• Given exercise
Retype exactly the lines from the first one through the line with "import plotly.graph_objects as go", including both ends; skip any pictures.

((

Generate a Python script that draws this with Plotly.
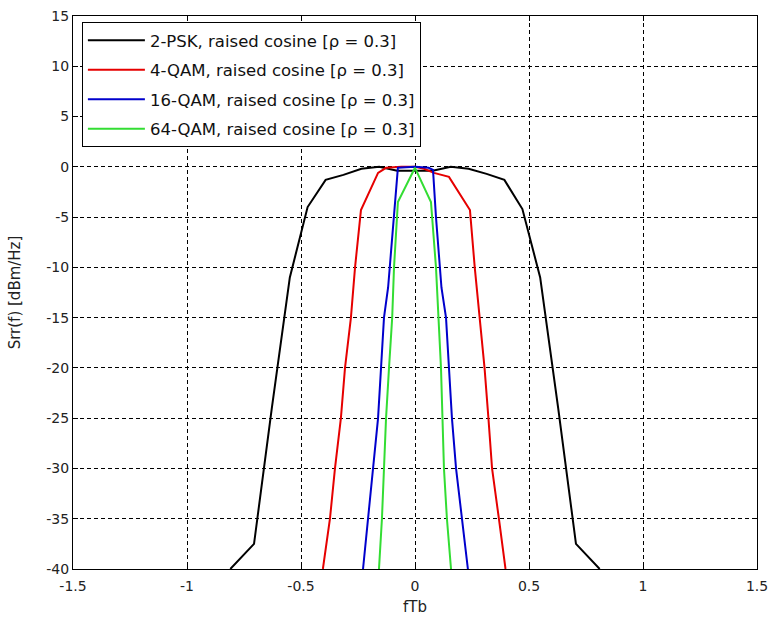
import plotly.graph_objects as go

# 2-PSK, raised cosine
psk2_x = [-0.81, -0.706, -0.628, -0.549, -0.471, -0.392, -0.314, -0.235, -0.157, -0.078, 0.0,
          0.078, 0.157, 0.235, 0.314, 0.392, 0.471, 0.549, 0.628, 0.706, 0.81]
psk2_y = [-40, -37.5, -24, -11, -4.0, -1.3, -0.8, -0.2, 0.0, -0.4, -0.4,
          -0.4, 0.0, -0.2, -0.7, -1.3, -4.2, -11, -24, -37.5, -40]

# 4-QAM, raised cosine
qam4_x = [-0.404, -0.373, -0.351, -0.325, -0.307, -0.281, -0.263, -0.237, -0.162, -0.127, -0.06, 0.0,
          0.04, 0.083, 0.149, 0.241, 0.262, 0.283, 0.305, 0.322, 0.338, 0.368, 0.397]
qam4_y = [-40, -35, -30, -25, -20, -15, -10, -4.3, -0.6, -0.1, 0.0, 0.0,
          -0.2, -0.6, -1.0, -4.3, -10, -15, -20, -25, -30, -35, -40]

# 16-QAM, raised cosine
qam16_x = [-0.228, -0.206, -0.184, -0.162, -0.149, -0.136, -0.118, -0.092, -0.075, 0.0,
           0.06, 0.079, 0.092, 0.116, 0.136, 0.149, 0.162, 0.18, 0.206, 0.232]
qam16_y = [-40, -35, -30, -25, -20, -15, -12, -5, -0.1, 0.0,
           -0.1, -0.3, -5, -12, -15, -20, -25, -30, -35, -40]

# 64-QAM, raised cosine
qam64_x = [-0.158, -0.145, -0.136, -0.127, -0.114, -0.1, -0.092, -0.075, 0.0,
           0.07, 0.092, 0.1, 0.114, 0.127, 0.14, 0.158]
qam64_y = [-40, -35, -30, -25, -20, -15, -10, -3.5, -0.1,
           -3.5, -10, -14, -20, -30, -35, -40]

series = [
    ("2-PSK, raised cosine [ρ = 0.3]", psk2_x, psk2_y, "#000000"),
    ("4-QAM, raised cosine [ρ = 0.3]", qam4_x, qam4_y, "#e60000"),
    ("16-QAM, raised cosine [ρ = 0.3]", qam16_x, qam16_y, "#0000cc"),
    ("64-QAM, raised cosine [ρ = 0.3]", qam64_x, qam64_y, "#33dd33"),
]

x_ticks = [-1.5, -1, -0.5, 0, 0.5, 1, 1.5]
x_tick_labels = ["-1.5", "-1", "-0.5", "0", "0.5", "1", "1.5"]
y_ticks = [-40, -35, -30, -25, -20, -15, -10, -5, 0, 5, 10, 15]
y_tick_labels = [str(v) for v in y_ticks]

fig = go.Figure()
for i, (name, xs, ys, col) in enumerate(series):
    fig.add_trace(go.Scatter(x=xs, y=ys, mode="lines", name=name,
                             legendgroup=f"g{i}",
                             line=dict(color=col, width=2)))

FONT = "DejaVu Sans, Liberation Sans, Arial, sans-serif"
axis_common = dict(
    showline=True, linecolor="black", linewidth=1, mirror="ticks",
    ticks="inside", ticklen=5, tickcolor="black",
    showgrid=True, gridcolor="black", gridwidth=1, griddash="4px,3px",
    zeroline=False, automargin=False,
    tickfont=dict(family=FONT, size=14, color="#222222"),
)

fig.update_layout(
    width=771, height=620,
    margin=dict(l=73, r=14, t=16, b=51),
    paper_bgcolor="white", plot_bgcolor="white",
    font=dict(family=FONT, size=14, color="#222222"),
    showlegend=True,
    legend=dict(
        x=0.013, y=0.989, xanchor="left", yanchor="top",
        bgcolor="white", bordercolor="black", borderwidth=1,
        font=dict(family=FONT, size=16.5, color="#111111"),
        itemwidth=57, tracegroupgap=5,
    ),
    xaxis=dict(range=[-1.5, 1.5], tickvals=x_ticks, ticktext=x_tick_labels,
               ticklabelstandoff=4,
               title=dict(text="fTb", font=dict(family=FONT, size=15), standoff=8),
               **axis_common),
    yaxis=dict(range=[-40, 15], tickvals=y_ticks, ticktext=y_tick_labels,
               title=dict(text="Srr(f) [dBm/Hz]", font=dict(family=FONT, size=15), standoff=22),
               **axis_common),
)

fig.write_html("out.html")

))

• The output
Generate a Python script that draws this with Plotly.
import plotly.graph_objects as go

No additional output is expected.